Monday, 22 June 2015

Film: 'The Age of Adaline'

Since circumstances have, to a large extent, taken away my ability to see those films I really want to see while being aware that many of those I'd have chosen are passing me by unseen, I'm left with either viewing those I'm served up with or not bothering at all.
I could tell from the trailer that this was not going to be 'my type' of film (an otherwise routine romance, though with a strange, unique twist), and so it transpired to be. But having the chance to see it on a morning matinee cheapo ticket, well, buggers can't be choosers, so off I went.
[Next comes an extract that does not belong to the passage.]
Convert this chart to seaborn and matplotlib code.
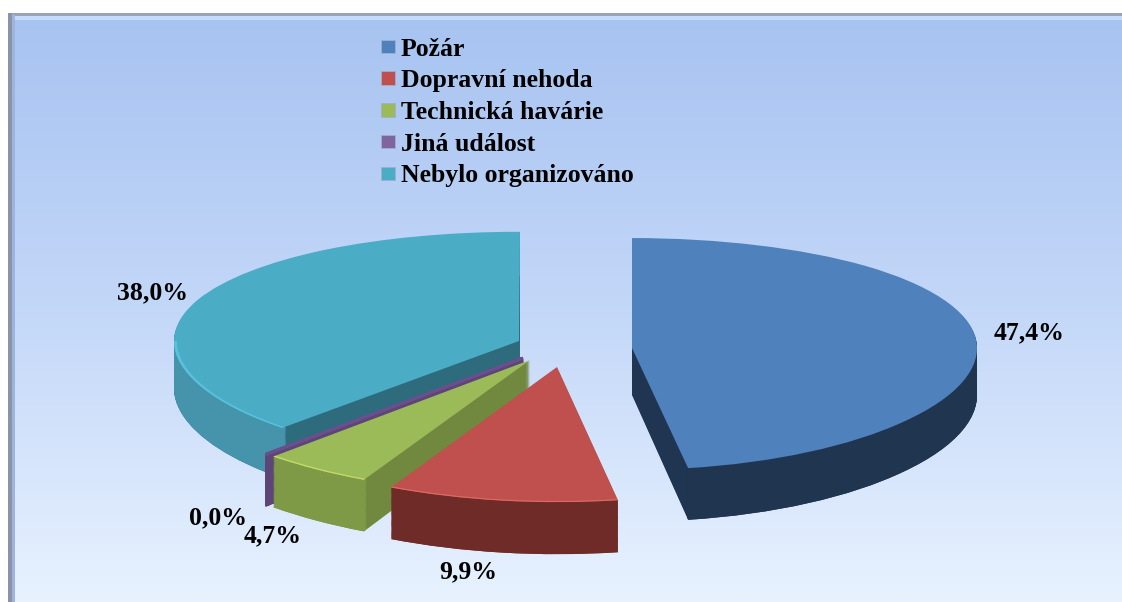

The premise of the story is that, due to a combination of events and natural phenomena in 1930s San Francisco, a woman (Blake Lively) in her late 20s stops physically ageing and goes through ensuing decades right up to the present day with this blessing/curse of eternal youth. Okay, I can go along with that. But when, halfway through the film, she meets the father of her current date (Michael Huisman), it was a case of "Aw, come on! Can the world really be that small!" Harrison Ford, playing the father, is actually given a part with considerable depth, and he's really good in it. In fact, he is one of the few saving graces of the film, another being the presence of Ellen Burstyn as the daughter of the titular Adaline, though seemingly to be about three times as old as her mother.
Btw: Why is that it is only very rarely that find it hard to make out what more 'mature' actors are saying - these latter two mentioned players being prime examples of how to do it properly - whereas so many of the current younger set speak in such a lazy manner, near to the point of disgrace. In this film I was several times left wondering why those to whom Lively was speaking didn't reply "Pardon? What did you say?". One would think that the director (Lee T. Krieger) would have asked her to do a retake, but of course he knows what the words are, so that's all that matters, isn't it?.

The film is shot virtually entirely in San Francisco, that most photogenic of cities that it's always a pleasure to see on the screen, and the views we get of it here do it justice.

Another plus for me was the non-intrusive nature of any background score. Was there, in fact, any at all? I didn't notice.

I've gone thus far without saying a single word about the appearance of the male lead in the person of Dutch-born Michael Huisman. So here's a single word - Phwarrrrrrrrrrrr!

If I 'enjoyed' this film a tiny bit more than I expected it was only because the good qualities ever so slightly outweighed those less then. So an honest rating in my records would be..........................5.5.


  1. I think I might be able to endure any film with Michiel Huisman in it; he's so dreamy.

    1. I didn't know him at all, Bob, even though I see that he was in a couple of films I've seen. I'll have to watch out for him - but only as long as he doesn't shave that fuzz off, which could be disastrous.